Japan’s ETFs are starting to ride the ‘Abenomics’ wave

15 July 2014   Category: News, Asia, Global, Japan   By Maya Ando

Following 20 years of economic stagnation, the so-called “three arrows” of Japanese Prime Minister Shinzo Abe’s recovery plan appear to have so far hit their targets. The country, which is notoriously stubborn when it comes to change, last year saw its stock market roar back into life following massive monetary easing and other fiscal stimuli.

The ‘Abenomics’ party also appears to have reached the country’s ETF market. On June 19, the Nikkei 225 Exchange Traded Fund hit 2.16 trillion yen (US$21.28 billion) in assets, raising 445.5 billion yen in the year up to May – the best growth rate among 119 Japan-domiciled ETFs. Since its launch in July 2001, the fund has attracted both institutional and retail investors aiming for portfolio diversification in corporates, including blue chips Fast Retailing, SoftBank, Fanuc, KDDI and Kyocera. The ETF’s performance is all the more impressive when you take into account that companies like Fast Retailing, the operator of fashion retailer UNIQLO, suffered market turbulence of as much as 10% in its stock price during the period. As of December last year, the value of trade on Japan’s ETF market totalled 23.46 trillion yen, which was 5.3 times higher than the previous year. Trading value in the ETF/ETN market in May 2014 stood at about 1.75 trillion yen, with daily average trading value reaching 87.8 billion yen. 



Renewed appetite among investors for ETF products was perhaps best expressed by one curious trend in May, which saw increasing allocations to India via purchases of Nomura Asset Management’s NEXT FUNDS CNX Nifty Linked ETF. The product, which tracks 50 equities listed on India’s National Stock Exchange, saw its trading value grow by ten-fold amid renewed optimism following the election of Narendra Modi. 



Top of the pile, however, was Nomura’s NEXT FUNDS Nikkei 225 Leveraged Index ETF, with around 1 trillion yen in trading value. 



In comparison to the dramatic revival in equity values, the growth in Japanese ETFs could be characterised as mild; but they have been slowly establishing their market size, gaining cachet as Asia’s biggest, and the world’s fourth biggest market after the US and UK. 



However, Japanese ETF managers are increasingly envious of the amount of attention being paid to recovering equity markets, especially on the domestic side. With the introduction of the Nippon Individual Savings Account (NISA), the new tax exemption scheme for retail investors, ETF managers had hoped to see more capital inflow into ETF products. NISA investors, though, have put heavier weighting into mutual funds. By the end of March, about 6.5 million accounts had been opened at security houses, with approximately 1.34 trillion yen invested, according to a report by the Financial Services Agency in June. Among investment products, the volume of capital directed to mutual funds was the heaviest by far, with about 620 billion yen invested, and a total of 364 billion yen allocated to equities. NISA account holders invested a comparatively paltry 910 million yen into ETFs. 

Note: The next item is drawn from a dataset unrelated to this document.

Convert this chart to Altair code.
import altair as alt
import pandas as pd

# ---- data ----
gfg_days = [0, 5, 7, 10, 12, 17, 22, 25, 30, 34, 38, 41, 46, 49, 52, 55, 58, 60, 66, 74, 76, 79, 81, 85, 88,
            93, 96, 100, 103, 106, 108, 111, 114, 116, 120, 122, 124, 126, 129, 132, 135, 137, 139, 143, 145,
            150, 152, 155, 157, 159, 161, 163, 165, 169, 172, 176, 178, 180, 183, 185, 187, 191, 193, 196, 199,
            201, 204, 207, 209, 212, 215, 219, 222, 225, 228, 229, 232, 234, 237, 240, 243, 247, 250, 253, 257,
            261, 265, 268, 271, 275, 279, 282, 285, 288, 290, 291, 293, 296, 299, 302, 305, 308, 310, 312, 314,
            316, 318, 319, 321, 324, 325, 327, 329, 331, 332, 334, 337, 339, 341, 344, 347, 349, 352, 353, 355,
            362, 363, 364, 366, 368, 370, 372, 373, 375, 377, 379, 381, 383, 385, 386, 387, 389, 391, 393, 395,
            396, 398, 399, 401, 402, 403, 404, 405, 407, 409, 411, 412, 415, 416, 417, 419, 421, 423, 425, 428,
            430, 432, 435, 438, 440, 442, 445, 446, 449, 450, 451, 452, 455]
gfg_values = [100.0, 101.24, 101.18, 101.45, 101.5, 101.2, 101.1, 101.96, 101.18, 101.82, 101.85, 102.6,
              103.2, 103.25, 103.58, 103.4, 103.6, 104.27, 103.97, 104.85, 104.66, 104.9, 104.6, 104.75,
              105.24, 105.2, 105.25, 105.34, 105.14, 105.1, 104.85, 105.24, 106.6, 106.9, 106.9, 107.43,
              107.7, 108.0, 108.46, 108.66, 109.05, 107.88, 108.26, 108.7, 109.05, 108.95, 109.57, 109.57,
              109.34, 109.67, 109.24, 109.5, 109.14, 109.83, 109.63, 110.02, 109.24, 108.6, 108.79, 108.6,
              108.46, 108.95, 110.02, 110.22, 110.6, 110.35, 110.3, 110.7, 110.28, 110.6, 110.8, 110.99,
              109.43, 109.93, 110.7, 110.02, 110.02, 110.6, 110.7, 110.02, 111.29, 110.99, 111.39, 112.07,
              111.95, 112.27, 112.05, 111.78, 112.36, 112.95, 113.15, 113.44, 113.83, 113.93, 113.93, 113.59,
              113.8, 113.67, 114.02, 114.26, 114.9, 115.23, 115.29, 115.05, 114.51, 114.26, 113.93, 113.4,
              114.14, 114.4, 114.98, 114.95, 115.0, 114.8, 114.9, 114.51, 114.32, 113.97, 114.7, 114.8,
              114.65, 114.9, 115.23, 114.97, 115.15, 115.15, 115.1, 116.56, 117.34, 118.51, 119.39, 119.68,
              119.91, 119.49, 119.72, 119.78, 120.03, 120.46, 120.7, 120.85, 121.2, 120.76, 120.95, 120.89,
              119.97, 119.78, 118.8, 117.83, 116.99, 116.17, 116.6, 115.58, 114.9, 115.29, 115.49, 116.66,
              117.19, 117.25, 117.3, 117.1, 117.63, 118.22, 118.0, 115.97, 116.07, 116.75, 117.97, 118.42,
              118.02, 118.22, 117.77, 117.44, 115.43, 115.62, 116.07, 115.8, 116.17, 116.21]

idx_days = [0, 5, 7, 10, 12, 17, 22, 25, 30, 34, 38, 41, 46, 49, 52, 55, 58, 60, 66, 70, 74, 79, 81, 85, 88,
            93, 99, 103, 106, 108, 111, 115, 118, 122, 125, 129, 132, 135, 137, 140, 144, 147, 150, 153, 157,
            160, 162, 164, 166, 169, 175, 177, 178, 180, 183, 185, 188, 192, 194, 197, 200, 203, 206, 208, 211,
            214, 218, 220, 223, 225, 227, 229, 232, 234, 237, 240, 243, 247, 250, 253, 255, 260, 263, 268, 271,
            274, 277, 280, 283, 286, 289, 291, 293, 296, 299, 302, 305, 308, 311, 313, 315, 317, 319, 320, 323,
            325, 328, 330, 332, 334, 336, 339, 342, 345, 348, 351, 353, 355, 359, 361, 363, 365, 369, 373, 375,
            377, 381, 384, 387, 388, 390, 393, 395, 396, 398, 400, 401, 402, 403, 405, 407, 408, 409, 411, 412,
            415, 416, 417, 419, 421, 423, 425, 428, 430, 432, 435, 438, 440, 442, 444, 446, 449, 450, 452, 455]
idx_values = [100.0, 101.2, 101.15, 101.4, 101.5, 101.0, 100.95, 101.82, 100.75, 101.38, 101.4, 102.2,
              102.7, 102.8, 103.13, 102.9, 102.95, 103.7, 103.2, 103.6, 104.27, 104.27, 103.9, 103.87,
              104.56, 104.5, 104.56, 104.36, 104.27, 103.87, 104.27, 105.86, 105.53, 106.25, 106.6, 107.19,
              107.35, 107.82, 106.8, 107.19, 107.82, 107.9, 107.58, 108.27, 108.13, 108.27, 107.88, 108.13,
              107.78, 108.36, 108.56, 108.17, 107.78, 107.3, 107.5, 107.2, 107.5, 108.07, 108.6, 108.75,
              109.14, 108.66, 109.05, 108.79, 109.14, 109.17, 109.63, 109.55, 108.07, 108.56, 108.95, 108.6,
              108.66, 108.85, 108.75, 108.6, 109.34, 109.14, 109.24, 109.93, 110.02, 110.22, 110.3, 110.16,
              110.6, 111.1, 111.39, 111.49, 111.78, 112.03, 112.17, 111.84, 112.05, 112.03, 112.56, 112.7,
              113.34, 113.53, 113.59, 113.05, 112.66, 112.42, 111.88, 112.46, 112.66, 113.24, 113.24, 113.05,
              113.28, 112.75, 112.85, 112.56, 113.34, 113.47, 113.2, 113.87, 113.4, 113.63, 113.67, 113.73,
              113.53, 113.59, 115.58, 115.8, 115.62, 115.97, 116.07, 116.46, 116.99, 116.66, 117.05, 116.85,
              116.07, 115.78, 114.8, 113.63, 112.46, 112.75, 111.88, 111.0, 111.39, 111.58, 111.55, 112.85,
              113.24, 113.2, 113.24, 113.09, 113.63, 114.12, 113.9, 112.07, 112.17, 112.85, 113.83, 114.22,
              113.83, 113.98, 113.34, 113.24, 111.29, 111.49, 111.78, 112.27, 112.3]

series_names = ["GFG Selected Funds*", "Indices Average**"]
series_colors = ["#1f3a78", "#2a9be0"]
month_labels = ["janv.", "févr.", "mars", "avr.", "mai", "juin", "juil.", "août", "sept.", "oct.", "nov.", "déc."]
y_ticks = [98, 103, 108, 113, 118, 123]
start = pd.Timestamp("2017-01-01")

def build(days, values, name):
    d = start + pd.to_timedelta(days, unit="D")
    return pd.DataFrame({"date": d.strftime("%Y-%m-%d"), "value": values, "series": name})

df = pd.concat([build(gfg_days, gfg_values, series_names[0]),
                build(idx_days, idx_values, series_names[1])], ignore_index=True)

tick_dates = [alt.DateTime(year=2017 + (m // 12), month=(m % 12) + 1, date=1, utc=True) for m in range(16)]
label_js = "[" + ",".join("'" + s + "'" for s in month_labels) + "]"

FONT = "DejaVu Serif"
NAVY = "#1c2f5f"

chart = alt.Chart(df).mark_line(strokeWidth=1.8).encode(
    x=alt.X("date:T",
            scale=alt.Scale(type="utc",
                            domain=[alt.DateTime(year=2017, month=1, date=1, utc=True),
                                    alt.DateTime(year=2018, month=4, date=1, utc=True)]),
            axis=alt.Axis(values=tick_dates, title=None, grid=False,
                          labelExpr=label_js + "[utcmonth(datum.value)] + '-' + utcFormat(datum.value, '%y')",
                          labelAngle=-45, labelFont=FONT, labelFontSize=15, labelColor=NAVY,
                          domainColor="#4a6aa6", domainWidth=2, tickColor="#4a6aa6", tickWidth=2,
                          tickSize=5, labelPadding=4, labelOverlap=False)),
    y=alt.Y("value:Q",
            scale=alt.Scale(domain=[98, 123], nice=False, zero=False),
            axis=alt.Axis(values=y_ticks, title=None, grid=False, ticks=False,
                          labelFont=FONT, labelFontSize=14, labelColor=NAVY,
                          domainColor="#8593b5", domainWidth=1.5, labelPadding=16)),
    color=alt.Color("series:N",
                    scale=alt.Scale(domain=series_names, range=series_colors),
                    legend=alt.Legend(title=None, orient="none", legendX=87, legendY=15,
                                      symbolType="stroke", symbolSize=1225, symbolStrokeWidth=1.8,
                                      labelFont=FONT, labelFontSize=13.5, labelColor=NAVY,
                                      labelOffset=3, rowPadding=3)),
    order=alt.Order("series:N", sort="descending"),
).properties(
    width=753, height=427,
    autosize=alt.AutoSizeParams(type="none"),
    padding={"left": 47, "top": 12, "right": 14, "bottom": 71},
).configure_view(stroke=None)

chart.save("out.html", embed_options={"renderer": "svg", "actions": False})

Nikko Asset Management’s head of ETF centre, Koei Imai, says that ETFs are low cost and efficient products in terms of generating returns, and offer transparency by tracking indices. 



Almost 50% of Japan’s ETF investors are overseas asset holders, as local investors, especially larger ones, tend to invest in major, US-domiciled ETFs with high liquidity. For instance, the SPDR S&P 500, which has US$160 billion in AUM, is about eight times larger than Japan’s Nikkei 225 ETF. Given the fund’s size and liquidity, it is understandable that it attracts the attention of Japanese investors. But Mr. Imai points out that investors also need to know the pros and cons, such as tax issues, when investing overseas. 

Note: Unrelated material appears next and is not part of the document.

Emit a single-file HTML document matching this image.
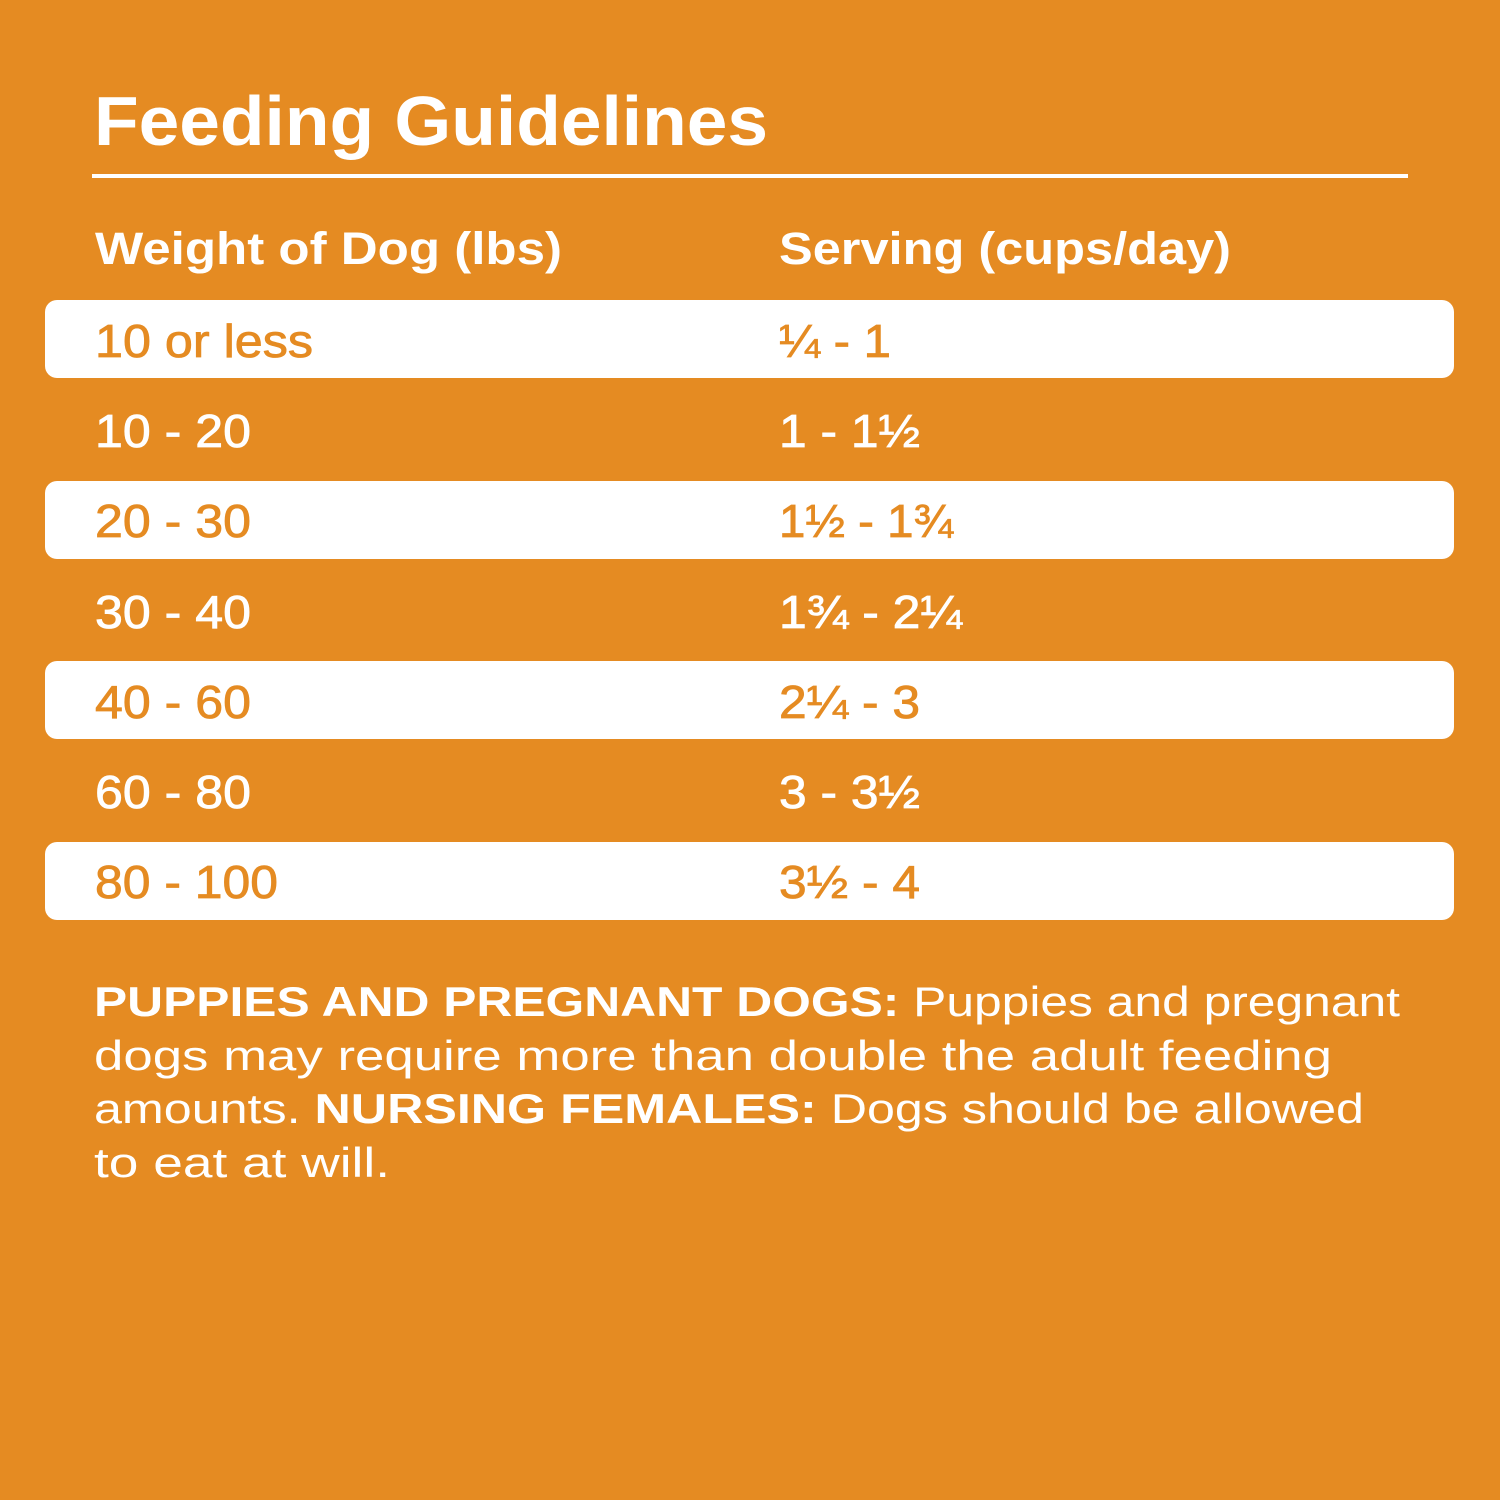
<!DOCTYPE html>
<html><head><meta charset="utf-8"><style>
html,body{margin:0;padding:0;background:#E58B22;}
svg{display:block}
text{font-family:"Liberation Sans",sans-serif;}
</style></head><body>
<svg width="1500" height="1500" viewBox="0 0 1500 1500" xmlns="http://www.w3.org/2000/svg">
<rect width="1500" height="1500" fill="#E58B22"/>
<text x="94" y="145" font-size="70" font-weight="bold" fill="#fff" textLength="674" lengthAdjust="spacingAndGlyphs">Feeding Guidelines</text>
<rect x="92" y="174" width="1316" height="4" fill="#fff"/>
<text x="95" y="264" font-size="45" font-weight="bold" fill="#fff" textLength="467" lengthAdjust="spacingAndGlyphs">Weight of Dog (lbs)</text>
<text x="779" y="264" font-size="45" font-weight="bold" fill="#fff" textLength="452" lengthAdjust="spacingAndGlyphs">Serving (cups/day)</text>
<g fill="#fff">
<rect x="45" y="300" width="1409" height="78" rx="12"/>
<rect x="45" y="481" width="1409" height="78" rx="12"/>
<rect x="45" y="661" width="1409" height="78" rx="12"/>
<rect x="45" y="842" width="1409" height="78" rx="12"/>
</g>
<g font-size="46" stroke-width="0.8">
<text x="95" y="357" fill="#E58B22" stroke="#E58B22" textLength="218" lengthAdjust="spacingAndGlyphs">10 or less</text>
<text x="779" y="357" fill="#E58B22" stroke="#E58B22" textLength="112" lengthAdjust="spacingAndGlyphs">¼ - 1</text>
<text x="95" y="447" fill="#fff" stroke="#fff" textLength="156" lengthAdjust="spacingAndGlyphs">10 - 20</text>
<text x="779" y="447" fill="#fff" stroke="#fff" textLength="141" lengthAdjust="spacingAndGlyphs">1 - 1½</text>
<text x="95" y="537" fill="#E58B22" stroke="#E58B22" textLength="156" lengthAdjust="spacingAndGlyphs">20 - 30</text>
<text x="779" y="537" fill="#E58B22" stroke="#E58B22" textLength="174" lengthAdjust="spacingAndGlyphs">1½ - 1¾</text>
<text x="95" y="628" fill="#fff" stroke="#fff" textLength="156" lengthAdjust="spacingAndGlyphs">30 - 40</text>
<text x="779" y="628" fill="#fff" stroke="#fff" textLength="183" lengthAdjust="spacingAndGlyphs">1¾ - 2¼</text>
<text x="95" y="718" fill="#E58B22" stroke="#E58B22" textLength="156" lengthAdjust="spacingAndGlyphs">40 - 60</text>
<text x="779" y="718" fill="#E58B22" stroke="#E58B22" textLength="141" lengthAdjust="spacingAndGlyphs">2¼ - 3</text>
<text x="95" y="808" fill="#fff" stroke="#fff" textLength="156" lengthAdjust="spacingAndGlyphs">60 - 80</text>
<text x="779" y="808" fill="#fff" stroke="#fff" textLength="141" lengthAdjust="spacingAndGlyphs">3 - 3½</text>
<text x="95" y="898" fill="#E58B22" stroke="#E58B22" textLength="183" lengthAdjust="spacingAndGlyphs">80 - 100</text>
<text x="779" y="898" fill="#E58B22" stroke="#E58B22" textLength="141" lengthAdjust="spacingAndGlyphs">3½ - 4</text>
</g>
<g font-size="42" fill="#fff">
<text x="94" y="1016" textLength="1306" lengthAdjust="spacingAndGlyphs"><tspan font-weight="bold">PUPPIES AND PREGNANT DOGS:</tspan> Puppies and pregnant</text>
<text x="94" y="1070" textLength="1238" lengthAdjust="spacingAndGlyphs">dogs may require more than double the adult feeding</text>
<text x="94" y="1123" textLength="1270" lengthAdjust="spacingAndGlyphs">amounts. <tspan font-weight="bold">NURSING FEMALES:</tspan> Dogs should be allowed</text>
<text x="94" y="1177" textLength="296" lengthAdjust="spacingAndGlyphs">to eat at will.</text>
</g>
</svg>
</body></html>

While about half of the Japanese ETF market is controlled by overseas investors, around 30% of ETF investors are retail. Domestic institutional investors and other brokerage accounts only amount to about a 10% share. 



Ryota Kimura, senior vice president of transaction products division, Tokyo Stock Exchange, comments: “ETFs require market participants to make the market. And a lot of these market makers are actually located overseas, so they are making the market outside of Japan by tracing orders through the network system. That is why half of the Japanese ETF market is dominated by foreign investors.” He sees more growth potential in the domestic ETF market if and when the number of retail investors increases. 



Atsuo Urakabe, senior researcher in the financial IT innovation department at Nomura Research Institute, points out that ETFs are not considered to be a long-term asset by retail investors in Japan. With this in mind, product line-ups should be broadened to accommodate funds that fit long-term asset management strategies.